YourLocalAISHWorker
Q: What do a prostitute and a vacuum have in common?
A: If they stop sucking, you can smack them until they start again.
Q: What's a conspiracy theorist's favorite letter? A: Q.
Who needs dating apps when you have family reunions?
Your gene pool is so shallow, you could break your neck diving in.
Q. Why aren't emo jokes funny? A. They always seem to cut a little too close.
I tried to get into an emo bar, but I didn't make the cut.
Emos They're always a cut above the rest.
If you think Tracy Latimer's murder was in any way justified, put on your helmet 'cause you're about to miss the short bus.
Did you know Disney is making a movie for suicidal people?
They're calling it Finding Emo.
I'd tell a slavery joke but they've been flogged to death.
Q. What do ghosts do when they get hurt?
A. They call an AmBOOlance.
My mom asked, "Why are you so depressed? It could be worse. You could be Tracy Latimer."
I replied, "I wish I were Tracy Latimer because then someone would kill me."
Q. What's the difference between an abortion clinic and Ubereats?
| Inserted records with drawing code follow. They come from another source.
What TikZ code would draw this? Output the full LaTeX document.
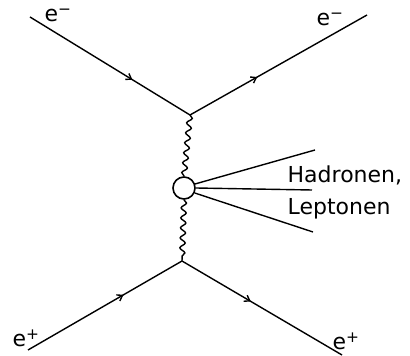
\documentclass[tikz,border=0pt]{standalone}
\usepackage{fontspec}
\setmainfont{DejaVu Sans}
\usepackage{tikz}
\usetikzlibrary{arrows.meta,positioning,calc,decorations.pathmorphing,decorations.markings}

\begin{document}
\begin{tikzpicture}[x=1pt,y=1pt,line width=1.4pt,
  font=\fontsize{22}{32}\selectfont,
  fermion/.style={postaction={decorate},decoration={markings,
    mark=at position #1 with {\arrow{Straight Barb[length=5pt,width=7pt]}}}},
  photon/.style={decorate,decoration={snake,segment length=10pt,amplitude=2.6pt}},
  lbl/.style={inner sep=0pt,anchor=base west}]
  \useasboundingbox (0,0) rectangle (410,356);
  % vertices and blob
  \coordinate (vtop) at (190,241);
  \coordinate (vbot) at (182,95);
  \node[draw,circle,minimum size=22pt,inner sep=0pt,line width=1.6pt] (blob) at (184,168) {};
  % external legs
  \coordinate (ein) at (30,339);
  \coordinate (eout) at (367,341);
  \coordinate (pin) at (28,6);
  \coordinate (pout) at (342,1);
  \draw[fermion=0.64] (ein)--(vtop);
  \draw[fermion=0.38] (vtop)--(eout);
  \draw[fermion=0.62] (pin)--(vbot);
  \draw[fermion=0.43] (vbot)--(pout);
  % photon lines
  \draw[photon] (vtop)--(blob.north);
  \draw[photon] (blob.south)--(vbot);
  % final state
  \coordinate (h1) at (315,206);
  \coordinate (h2) at (312,166);
  \coordinate (h3) at (313,124);
  \draw (blob.20)--(h1);
  \draw (blob.east)--(h2);
  \draw (blob.-25)--(h3);
  \node[lbl] (had) at (287,173) {Hadronen,};
  \node[lbl] (lept) at (287,141) {Leptonen};
  % particle labels
  \node[lbl] (lem) at (44,334) {e\textsuperscript{−}};
  \node[lbl] (rem) at (316,330) {e\textsuperscript{−}};
  \node[lbl] (lep) at (12,9) {e\textsuperscript{+}};
  \node[lbl] (rep) at (332,6) {e\textsuperscript{+}};
\end{tikzpicture}
\end{document}
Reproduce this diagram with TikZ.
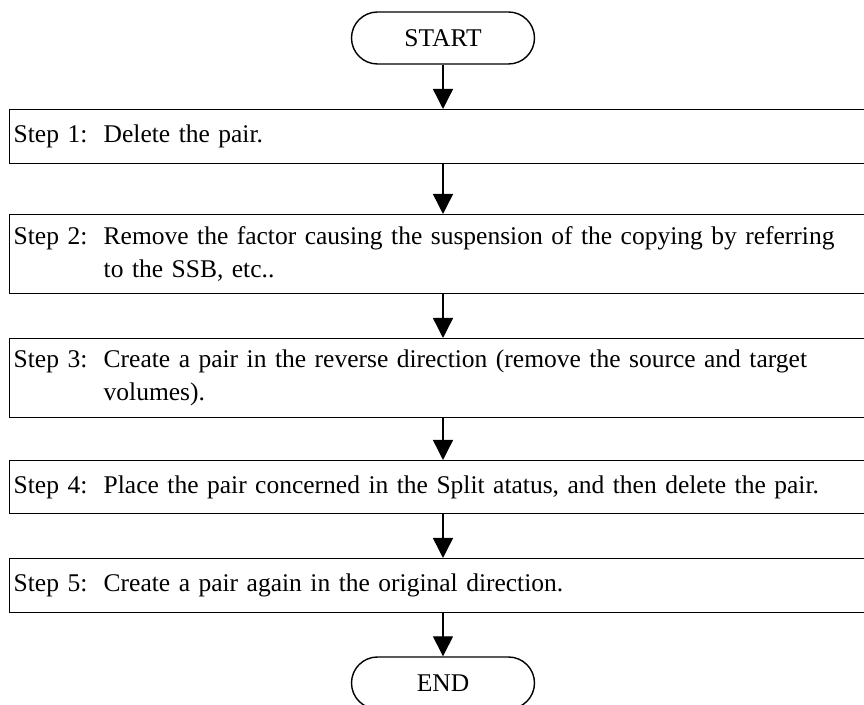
\documentclass[tikz,border=0pt]{standalone}
\usepackage{fontspec}
\setmainfont{Liberation Serif}
\usetikzlibrary{arrows.meta,shapes.misc}

\tikzset{
  stepbox/.style={draw,line width=0.7pt,anchor=north west,minimum width=450pt,
    text width=446pt,inner xsep=1.5pt,inner ysep=0pt,align=left,
    font=\fontsize{12.75}{16.5}\selectfont},
  term/.style={draw,rounded rectangle,line width=0.7pt,minimum width=91.5pt,
    minimum height=26pt,inner sep=0pt,font=\fontsize{12.75}{16.5}\selectfont},
  flow/.style={-{Triangle[length=10pt,width=10pt]},line width=0.7pt}
}
\newcommand{\steplabel}[1]{\makebox[45pt][l]{#1}}

\begin{document}
\begin{tikzpicture}[x=0.5pt,y=-0.5pt]
  \clip (0,0) rectangle (864,705);
  \useasboundingbox (0,0) rectangle (864,705);
  \node[term] (start) at (443,38){START};
  \node[stepbox,minimum height=27pt] (s1) at (9,109){\steplabel{Step 1:}Delete the pair.};
  \node[stepbox,minimum height=39.5pt] (s2) at (9,214){\steplabel{Step 2:}Remove the factor causing the suspension of the copying by referring\\
    \steplabel{}to the SSB, etc..};
  \node[stepbox,minimum height=39.5pt] (s3) at (9,338){\steplabel{Step 3:}Create a pair in the reverse direction (remove the source and target\\
    \steplabel{}volumes).};
  \node[stepbox,minimum height=26.5pt] (s4) at (9,460){\steplabel{Step 4:}Place the pair concerned in the Split atatus, and then delete the pair.};
  \node[stepbox,minimum height=27pt] (s5) at (9,558){\steplabel{Step 5:}Create a pair again in the original direction.};
  \node[term] (end) at (443,683){END};
  \draw[flow] (start.south) -- (start.south |- s1.north);
  \draw[flow] (start |- s1.south) -- (start |- s2.north);
  \draw[flow] (start |- s2.south) -- (start |- s3.north);
  \draw[flow] (start |- s3.south) -- (start |- s4.north);
  \draw[flow] (start |- s4.south) -- (start |- s5.north);
  \draw[flow] (start |- s5.south) -- (end.north);
\end{tikzpicture}
\end{document}
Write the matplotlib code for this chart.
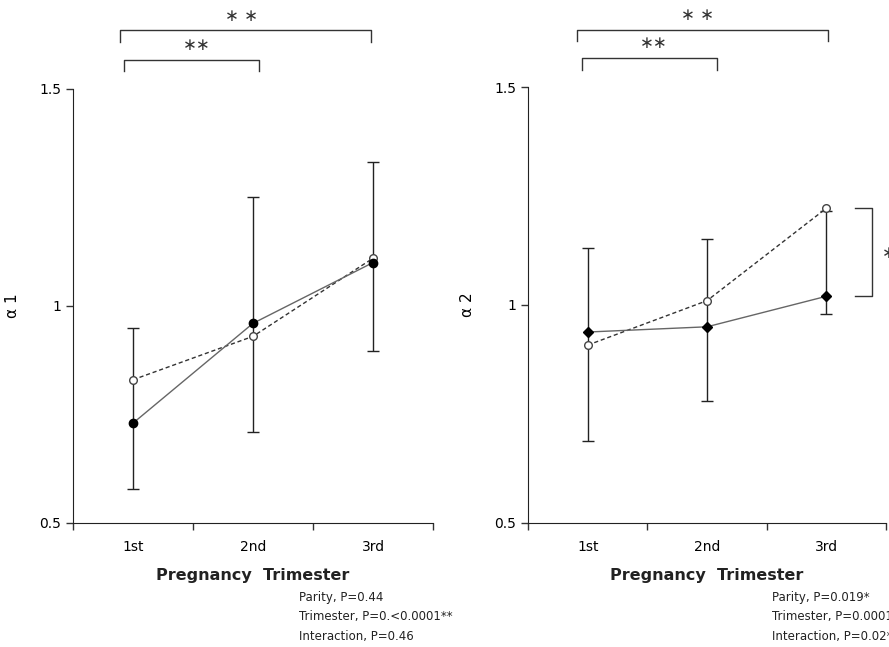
import numpy as np
import matplotlib
matplotlib.use('Agg')
import matplotlib.pyplot as plt

## Data
trimesters = ['1st', '2nd', '3rd']
x_pos = [0.5, 1.5, 2.5]

# alpha 1 panel
a1_filled = [0.73, 0.96, 1.10]
a1_open = [0.83, 0.93, 1.11]
a1_err_lo = [0.578, 0.71, 0.896]
a1_err_hi = [0.95, 1.25, 1.332]
a1_stats = ['Parity, P=0.44', 'Trimester, P=0.<0.0001**', 'Interaction, P=0.46']

# alpha 2 panel
a2_filled = [0.938, 0.95, 1.02]
a2_open = [0.908, 1.01, 1.222]
a2_err_lo = [0.688, 0.78, 0.979]
a2_err_hi = [1.13, 1.151, 1.215]
a2_stats = ['Parity, P=0.019*', 'Trimester, P=0.0001**', 'Interaction, P=0.02*']

## Figure
fig = plt.figure(figsize=(8.89, 6.47), dpi=100)
ax1 = fig.add_axes([0.0821, 0.1917, 0.405, 0.6708])
ax2 = fig.add_axes([0.594, 0.1917, 0.4027, 0.6738])

def bracket(ax, x0, x1, y_top, y_leg, label, lx, ly):
    ax.plot([x0, x0, x1, x1], [y_leg, y_top, y_top, y_leg],
            color='#333333', lw=1, clip_on=False)
    ax.text(lx, ly, label, ha='center', va='center', fontsize=12,
            color='#333333', clip_on=False)

def draw_panel(ax, filled, opn, lo, hi, filled_marker, ylabel, stats,
               stats_x):
    lo = np.array(lo)
    hi = np.array(hi)
    ax.errorbar(x_pos, lo, yerr=[np.zeros(len(lo)), hi - lo], fmt='none',
                ecolor='#222222', elinewidth=1, capsize=4, capthick=1,
                zorder=2)
    ax.plot(x_pos, filled, color='#666666', lw=1, marker=filled_marker,
            markersize=6 if filled_marker == 'o' else 5,
            markerfacecolor='black', markeredgecolor='black', zorder=4)
    ax.plot(x_pos, opn, color='#333333', lw=1, ls=(0, (3, 2)), marker='o',
            markersize=5.5, markerfacecolor='white',
            markeredgecolor='#444444', zorder=3)
    ax.set_xlim(0, 3)
    ax.set_ylim(0.5, 1.5)
    ax.set_yticks([0.5, 1, 1.5])
    ax.set_yticklabels(['0.5', '1', '1.5'], fontsize=10)
    ax.set_xticks([0, 1, 2, 3])
    ax.set_xticklabels([])
    ax.set_xticks(x_pos, minor=True)
    ax.set_xticklabels(trimesters, minor=True, fontsize=10)
    ax.tick_params(axis='x', which='minor', length=0, pad=12)
    ax.tick_params(axis='both', which='major', direction='out', length=5,
                   width=1, color='#333333')
    for side in ['top', 'right']:
        ax.spines[side].set_visible(False)
    for side in ['left', 'bottom']:
        ax.spines[side].set_color('#222222')
    ax.set_xlabel('Pregnancy  Trimester', fontsize=11.5, fontweight='bold',
                  color='#222222', labelpad=10)
    ax.set_ylabel(ylabel, fontsize=11)
    ax.yaxis.set_label_coords(-0.148, 0.5)
    for i, s in enumerate(stats):
        fig.text(stats_x, 0.077 - i * 0.030, s, fontsize=8.5,
                 color='#222222', va='center')

draw_panel(ax1, a1_filled, a1_open, a1_err_lo, a1_err_hi, 'o', 'α 1',
           a1_stats, 0.336)
draw_panel(ax2, a2_filled, a2_open, a2_err_lo, a2_err_hi, 'D', 'α 2',
           a2_stats, 0.868)

## Significance brackets
bracket(ax1, 0.39, 2.48, 1.636, 1.608, '∗ ∗', 1.4, 1.668)
bracket(ax1, 0.425, 1.55, 1.567, 1.541, '∗∗', 1.03, 1.602)
bracket(ax2, 0.41, 2.51, 1.631, 1.606, '∗ ∗', 1.42, 1.666)
bracket(ax2, 0.45, 1.58, 1.567, 1.539, '∗∗', 1.05, 1.601)

# side bracket for parity difference at 3rd trimester
ax2.plot([2.74, 2.88, 2.88, 2.74], [1.222, 1.222, 1.02, 1.02],
         color='#333333', lw=1, clip_on=False)
ax2.text(2.965, 1.12, '∗', fontsize=12, ha='left', va='center',
         color='#333333', clip_on=False)

fig.savefig('out.png', dpi=100)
Abortion clinics don't do deliveries.
Abortion isn't murder, it's more like backspacing a typo.
What's the most embarrassing thing about locking your keys in the car outside a pregnancy care center?
Having to go inside and ask for a coat hanger.
I wasn't going to tell another emo joke, but I didn't want to leave anyone hanging.
I'm gonna open up a bar for emos.
I think I'll call it "The Cutting Board."
Some people think emo jokes are funny but I think it can cut both ways.